ESB: The lighter alternative for integration
Published: 29 Jan 2004 17:25 GMT
Traditionally, organisations looking to integrate applications and software have tended to look to Enterprise Application Integration (EAI) platforms from players like Tibco or Vitria.
But while still the gold standard for heavy-duty integration, the platform approach -- often also called 'hub and spoke' -- is a non-trivial task in terms of both initial cost and consultancy. A new alternative gaining traction among analysts is a Java-based alternative, Enterprise Service Bus (ESB).
"ESB is good because the system is inherently networked and distributed," notes IDC's director of European software research, Rob Hailstone. He likes ESB because of it being standards-based, but also because it's extensible.

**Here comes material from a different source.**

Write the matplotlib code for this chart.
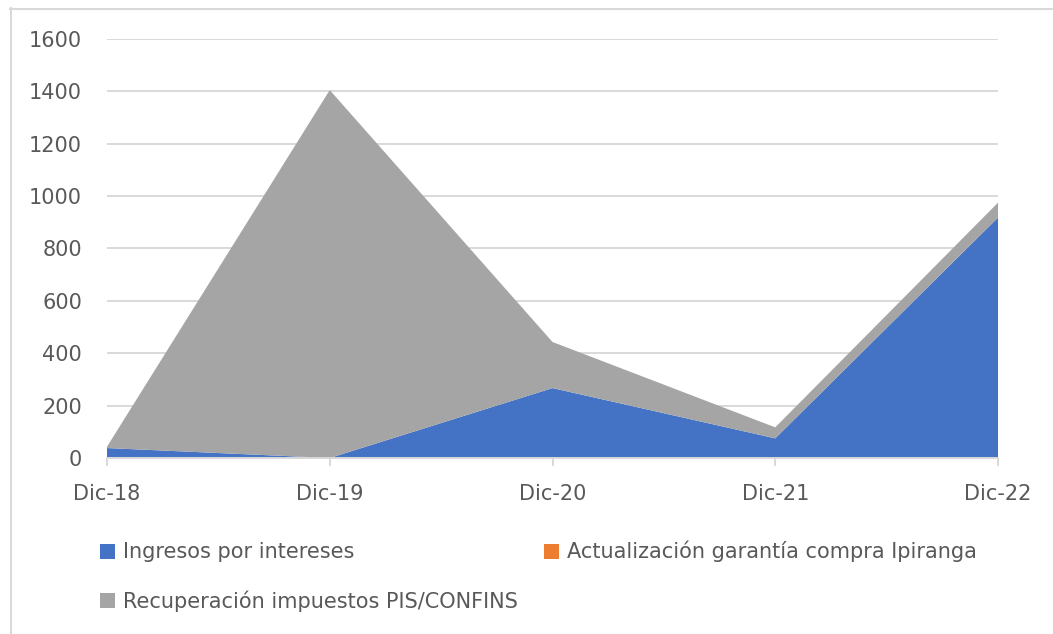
import matplotlib
matplotlib.use("Agg")
import matplotlib.pyplot as plt
from matplotlib.patches import Patch
from matplotlib.lines import Line2D
import numpy as np

categories = ["Dic-18", "Dic-19", "Dic-20", "Dic-21", "Dic-22"]
ingresos_intereses = [38, 0, 267, 75, 918]
actualizacion_garantia = [0, 0, 0, 0, 0]
recuperacion_impuestos = [5, 1405, 176, 42, 57]
series_names = ["Ingresos por intereses",
                "Actualización garantía compra Ipiranga",
                "Recuperación impuestos PIS/CONFINS"]
colors = ["#4472C4", "#ED7D31", "#A5A5A5"]
yticks = [0, 200, 400, 600, 800, 1000, 1200, 1400, 1600]

plt.rcParams['font.family'] = ['DejaVu Sans']

W, H = 1053, 634
FS = 15
fig = plt.figure(figsize=(W / 100, H / 100), dpi=100)
ax = fig.add_axes([107 / W, 1 - 458 / H, (998 - 107) / W, (458 - 39) / H])

x = np.arange(len(categories))
ax.stackplot(x, ingresos_intereses, actualizacion_garantia, recuperacion_impuestos,
             colors=colors, labels=series_names, linewidth=0, zorder=3)

ax.set_xlim(0, len(categories) - 1)
ax.set_ylim(0, 1600)
ax.set_yticks(yticks)
ax.set_xticks(x)
ax.set_xticklabels(categories)
ax.grid(axis='y', color='#D9D9D9', linewidth=1.4, zorder=0)
ax.set_axisbelow(True)
for s in ['top', 'right', 'left']:
    ax.spines[s].set_visible(False)
ax.spines['bottom'].set_color('#D9D9D9')
ax.spines['bottom'].set_linewidth(1.4)
ax.spines['bottom'].set_zorder(4)
ax.tick_params(axis='y', length=0, pad=18, labelsize=FS, labelcolor='#595959')
ax.tick_params(axis='x', length=6, width=1.4, color='#D9D9D9', pad=13,
               labelsize=FS, labelcolor='#595959')

# outer chart frame
fig.add_artist(Line2D([10.5 / W, 10.5 / W], [0, 1 - 8 / H], color='#D9D9D9', linewidth=1.5,
                      transform=fig.transFigure))
fig.add_artist(Line2D([10 / W, 1], [1 - 8.5 / H, 1 - 8.5 / H], color='#D9D9D9', linewidth=1.5,
                      transform=fig.transFigure))

handles = [Patch(facecolor=colors[0]), Patch(facecolor=colors[2]), Patch(facecolor=colors[1])]
labels = [series_names[0], series_names[2], series_names[1]]
leg = fig.legend(handles, labels, ncol=2, loc='upper left',
                 bbox_to_anchor=(100 / W, 1 - 541 / H), frameon=False,
                 fontsize=FS, labelcolor='#595959',
                 handlelength=0.72, handleheight=0.72, handletextpad=0.38,
                 columnspacing=1.25, labelspacing=1.32, borderpad=0, borderaxespad=0)

fig.savefig("out.png", dpi=100)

ESB has come out of two sources: messaging and Java. The idea is that applications are connected to a more lightweight backbone than the traditional EAI platform, which then takes care of functions such as intelligent routing and transformation, connecting and coordinating the interaction of services across highly distributed contexts.

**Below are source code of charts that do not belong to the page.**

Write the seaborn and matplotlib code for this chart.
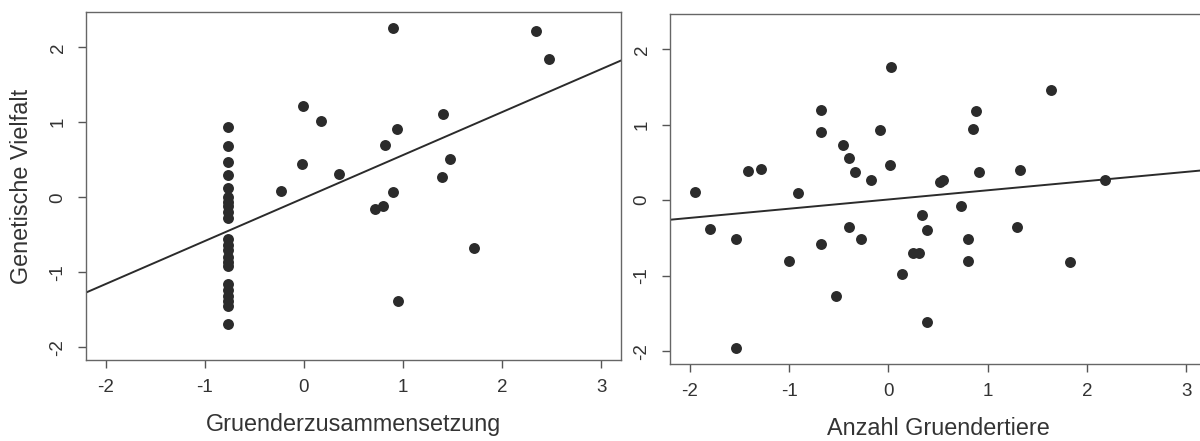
import numpy as np
import matplotlib
matplotlib.use('Agg')
import matplotlib.pyplot as plt
import seaborn as sns

# left panel: Gruenderzusammensetzung vs Genetische Vielfalt
comp_x = [-0.77] * 22 + [-0.23, -0.02, -0.01, 0.17, 0.35, 0.90, 2.34, 2.47, 1.40,
                         0.94, 0.82, 1.47, 1.39, 0.90, 0.72, 0.80, 1.72, 0.95]
comp_y = [0.94, 0.69, 0.47, 0.30, 0.12, 0.01, -0.06, -0.12, -0.20, -0.28, -0.56,
          -0.64, -0.70, -0.79, -0.86, -0.92, -1.16, -1.24, -1.32, -1.39, -1.45, -1.69,
          0.08, 0.44, 1.22, 1.02, 0.31, 2.26, 2.22, 1.85, 1.11,
          0.91, 0.70, 0.51, 0.27, 0.07, -0.16, -0.11, -0.67, -1.38]
comp_fit = (-0.01, 0.573)   # intercept, slope

# right panel: Anzahl Gruendertiere vs Genetische Vielfalt
num_x = [-1.95, -1.80, -1.53, -1.53, -1.41, -1.28, -1.00, -0.91, -0.68, -0.68, -0.68,
         -0.53, -0.46, -0.40, -0.40, -0.34, -0.28, -0.17, -0.08, 0.02, 0.03, 0.14,
         0.34, 0.25, 0.31, 0.39, 0.39, 0.52, 0.55, 0.73, 0.80, 0.80, 0.85, 0.88,
         0.91, 1.30, 1.33, 1.64, 1.83, 2.18]
num_y = [0.11, -0.38, -0.52, -1.96, 0.39, 0.42, -0.81, 0.09, 1.20, 0.90, -0.58,
         -1.27, 0.73, 0.56, -0.35, 0.37, -0.51, 0.27, 0.93, 0.47, 1.77, -0.98,
         -0.19, -0.70, -0.70, -0.40, -1.61, 0.24, 0.27, -0.08, -0.51, -0.81, 0.94, 1.18,
         0.38, -0.36, 0.40, 1.46, -0.82, 0.27]
num_fit = (0.01, 0.122)

ticks = [-2, -1, 0, 1, 2, 3]
yticks = [-2, -1, 0, 1, 2]

sns.set_style('white')
plt.rcParams['font.family'] = ['Liberation Sans', 'DejaVu Sans']
plt.rcParams['axes.unicode_minus'] = False

fig = plt.figure(figsize=(12, 4.41), dpi=100)
ax0 = fig.add_axes([0.0717, 0.1837, 0.4458, 0.789])
ax1 = fig.add_axes([0.5583, 0.1746, 0.4467, 0.794])

ink = '#2b2b2b'
for ax, xs, ys, fit, xlab in [(ax0, comp_x, comp_y, comp_fit, 'Gruenderzusammensetzung'),
                              (ax1, num_x, num_y, num_fit, 'Anzahl Gruendertiere')]:
    sns.scatterplot(x=xs, y=ys, ax=ax, color=ink, s=62, linewidth=0, zorder=3)
    ax.axline((0, fit[0]), slope=fit[1], color=ink, lw=1.4)
    ax.set_xlim(-2.2, 3.2)
    ax.set_ylim(-2.17, 2.47)
    ax.set_xticks(ticks)
    ax.set_xticklabels([str(t) for t in ticks])
    ax.set_yticks(yticks)
    ax.set_yticklabels([str(t) for t in yticks], rotation=90, va='center')
    ax.tick_params(axis='both', direction='out', length=6, width=1, color='#555555',
                   labelsize=13.5, labelcolor='#333333', pad=8,
                   bottom=True, left=True)
    for sp in ax.spines.values():
        sp.set_color('#666666')
        sp.set_linewidth(1)
    ax.set_xlabel(xlab, fontsize=16.8, color='#333333', labelpad=12)

ax0.set_ylabel('Genetische Vielfalt', fontsize=16.8, color='#333333', labelpad=12)

fig.savefig('out.png', dpi=100, facecolor='white')
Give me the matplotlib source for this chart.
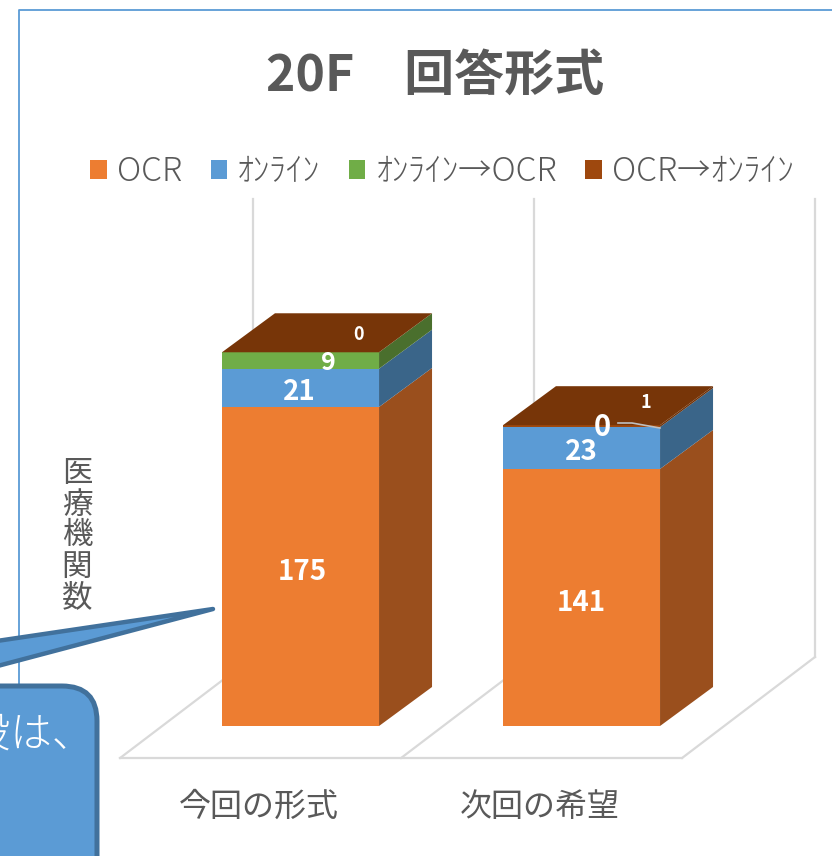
import matplotlib
matplotlib.use('Agg')
import matplotlib.pyplot as plt
from matplotlib.patches import FancyBboxPatch, Polygon
from matplotlib.transforms import Affine2D
import numpy as np

plt.rcParams['font.family'] = ['Noto Sans CJK JP', 'DejaVu Sans']

# Data
categories = ['今回の形式', '次回の希望']
series_names = ['OCR', 'ｵﾝﾗｲﾝ', 'ｵﾝﾗｲﾝ→OCR', 'OCR→ｵﾝﾗｲﾝ']
series_values = [
    [175, 141],
    [21, 23],
    [9, 0],
    [0, 1],
]
title = '20F　回答形式'
y_title = '医\n療\n機\n関\n数'
callout_text = '施設は、'

# Style
front_colors = ['#ED7D31', '#5B9BD5', '#70AD47', '#9E480E']
side_colors = ['#9A4F1D', '#3A6589', '#4A6F2D', '#6E3209']
top_color = '#773508'
grid_color = '#D9D9D9'
text_color = '#595959'
W, H = 832, 856
bar_width = 0.559
depth_x, depth_y = 0.1886, 21.4
floor_dx, floor_dy = 0.473, 55.4
floor_y = -17.55
wall_top = 289

# offsets of each label from the middle of its segment, in points
label_style = {
    (0, 0): (1, -4, 20), (1, 0): (-1, -3, 20), (2, 0): (20, -2, 18), (3, 0): (42, 13, 13),
    (0, 1): (0, -4, 20), (1, 1): (0, -3, 20), (2, 1): (15, 0, 21), (3, 1): (46, 17, 13),
}

fig = plt.figure(figsize=(W / 100, H / 100), dpi=100)
ax = fig.add_axes([0, 0, 1, 1])
ax.set_xlim((0 - 300.5) / 281, (W - 300.5) / 281)
ax.set_ylim((726 - H) / 1.823, 726 / 1.823)
ax.axis('off')
px = Affine2D().scale(1, -1).translate(0, H)

# chart frame, pixel positions
ax.plot([19, 19, W + 10], [700, 10, 10], color='#5B9BD5', lw=1.3, transform=px, zorder=1)

# back walls and floor
x_pos = np.arange(len(categories))
for edge in np.arange(len(categories) + 1) - 0.642:
    ax.plot([edge + floor_dx, edge + floor_dx], [floor_y + floor_dy, wall_top],
            color=grid_color, lw=1.6, zorder=1)
    ax.plot([edge, edge + floor_dx], [floor_y, floor_y + floor_dy], color=grid_color, lw=1.6, zorder=1)
ax.plot([-0.642, 1.358], [floor_y, floor_y], color=grid_color, lw=1.6, zorder=1)

# stacked bars with a fake 3D side and top
bottom = np.zeros(len(categories))
for s, (name, vals) in enumerate(zip(series_names, series_values)):
    vals = np.array(vals, dtype=float)
    ax.bar(x_pos, vals, bar_width, bottom=bottom, color=front_colors[s], label=name, zorder=3)
    for i in x_pos:
        r = i + bar_width / 2
        b, t = bottom[i], bottom[i] + vals[i]
        ax.add_patch(Polygon([(r, b), (r + depth_x, b + depth_y), (r + depth_x, t + depth_y), (r, t)],
                             closed=True, fc=side_colors[s], ec='none', zorder=2.5))
        dx, dy, size = label_style[(s, i)]
        ax.annotate(str(int(vals[i])), (i, (b + t) / 2), xytext=(dx, dy), textcoords='offset points',
                    ha='center', va='center', color='white', fontsize=size, fontweight='bold', zorder=6)
    bottom += vals
for i in x_pos:
    l, r, t = i - bar_width / 2, i + bar_width / 2, bottom[i]
    ax.add_patch(Polygon([(l, t), (r, t), (r + depth_x, t + depth_y), (l + depth_x, t + depth_y)],
                         closed=True, fc=top_color, ec='none', zorder=4))

# leader line of the second 0 label
ax.plot([618, 632, 660], [423, 423, 428], color='#BFBFBF', lw=1.2, transform=px, zorder=5)

# texts
ax.text(435, 76, title, transform=px, ha='center', va='center', fontsize=36, fontweight='bold', color=text_color)
ax.text(77, 536, y_title, transform=px, ha='center', va='center', fontsize=22, color=text_color, linespacing=1.0)
for i, cat in enumerate(categories):
    ax.text(i - 0.147, -44.5, cat, ha='center', va='center', fontsize=23, color=text_color)

leg = ax.legend(loc='center', bbox_to_anchor=(442, H - 172), bbox_transform=Affine2D(), ncol=4, frameon=False,
                prop={'size': 24, 'weight': 'light'}, labelcolor=text_color, handlelength=0.5, handleheight=0.5,
                handletextpad=0.3, columnspacing=0.85)

# callout over the chart
ax.add_patch(Polygon([(-10, 642), (213, 609), (-10, 668)], closed=True, fc='#5B9BD5', ec='#41719C',
                     lw=3.2, joinstyle='round', transform=px, zorder=7))
ax.add_patch(FancyBboxPatch((-60, 686), 157, 260, boxstyle='round,pad=0,rounding_size=35', fc='#5B9BD5',
                            ec='#41719C', lw=3.6, transform=px, zorder=7))
ax.text(94, 736, callout_text, transform=px, ha='right', va='center', fontsize=30, fontweight='light', color='white', zorder=8)

fig.savefig('out.png', dpi=100)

Messaging may be an incomplete way of appreciating what ESB is all about, however. "ESB is a really new sort of message-broker based architecture, taking on a further stage architectures like the Common Object Request Broker Architecture of the 1990s," thinks Christophe Toulemonde, integration programme director for Meta Group in Paris.
No matter what their intellectual provenance, there's no denying ESB is a hot topic for the integration market. In a recent research note (December 2003) Gartner went so far as to predict that ESBs will replace traditional communication middleware in new applications by 2007.
Integration observers think this will be because people can't really afford to wait around to do everything EAI-fashion, and also can use this as an entry point into the coming SOA (service-oriented architecture) future. "Traditional EAI hubs make sense if you're taking on a big project which can cost justify linking a large number of systems," says IDC's Hailstone. "But in reality most integration is about linking more like two. ESB can help in making that move more cost effective. And in terms of product maturity we're up to round two now, with some reasonably mature products. So the good news is that in the end, service-oriented architecture will make it much more possible to do 'mix and match' integration projects."
ESB fans claim this is a both a lower-cost and less complex alternative, which though at the moment probably best suited for tactical integration, usually around linking existing systems with the Web, is set for explosive growth on the back of rising deployment of Web services.